Here is a voice recording, or you can read through the text below.
Our civilisation-programmed minds seem to feel most comfortable with some regularity, or at least a reasonably predictable pattern to our day. But, when one is totally exposed to the wilderness, like on an extended foot excursion, it is mostly circumstances, sometimes led by mere curiosity, sometimes by brutal dictate, that determine the course of a day. Fixed routine is usually an illusion.
I have learnt to be flexible, to abandon any plans that may have been contemplated, to a change in situation. I do tend to adopt a nominal rhythm though: the dawn start, the first hours of non-stop walking in the morning coolness, the tea break at around nine o’clock, the midday break from around twelve, to three, and then the afternoon walk with its hourly breaks of some fifteen minutes, till close to sunset, when we need to start preparing for the night. Although this may change drastically as the day progresses, it provides a reference framework of sorts, at least at the beginning of a day.
The breaks are welcome interludes. They give opportunity for reset, for focussing the mind away from the problem of fatigue, for regaining context, for refreshing the senses that may have become a little jaded in the slog of walking, and for putting one’s observations and thoughts in perspective.
Of the breaks, my favourites are the short ones between walks. The tea breaks are usually somewhat busy with the tea thing, and the midday breaks are partly taken up by getting some form of nourishment into the body.

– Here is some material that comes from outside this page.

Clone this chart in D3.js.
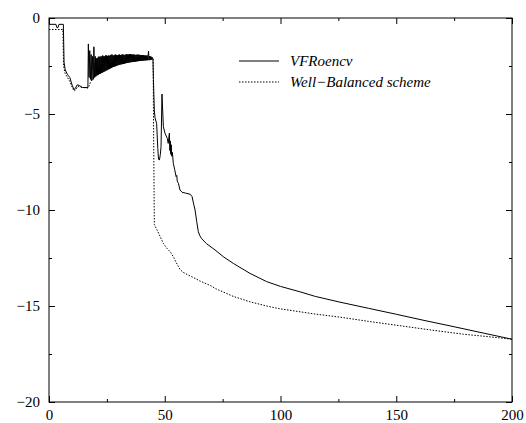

But the short ones… They are brief and primitive to the carnal level. No room for anything other than finding a comfortable spot, and indulging in just, rest. Not by decree, but by mutual preference there is usually very little talking; just staring out over the veldt, sometimes liberally mindless, or sightless, with just a subconscious level of alertness to signs of danger.
The abrupt relief from strenuous activity distils everything into the moment; to what is here, now – the slow-undulating grass that have grown lush in the rare good rains, the wind in the foliage above, the sound of a ripe pod fluttering to the ground, bird sounds, some rounded and soothed by distance, some close and intense, the tiny tick-ticking of some insect in the grass, the slow drain of fatigue from the bones, a shift in position and a sigh from one of my companions…
Those are moments sufficient unto themselves. Nothing more than what is in them, the sounds and views and sensations, and letting the body and the senses take a break, is desired. They are simple moments, but some of the most fulfilling in the bush.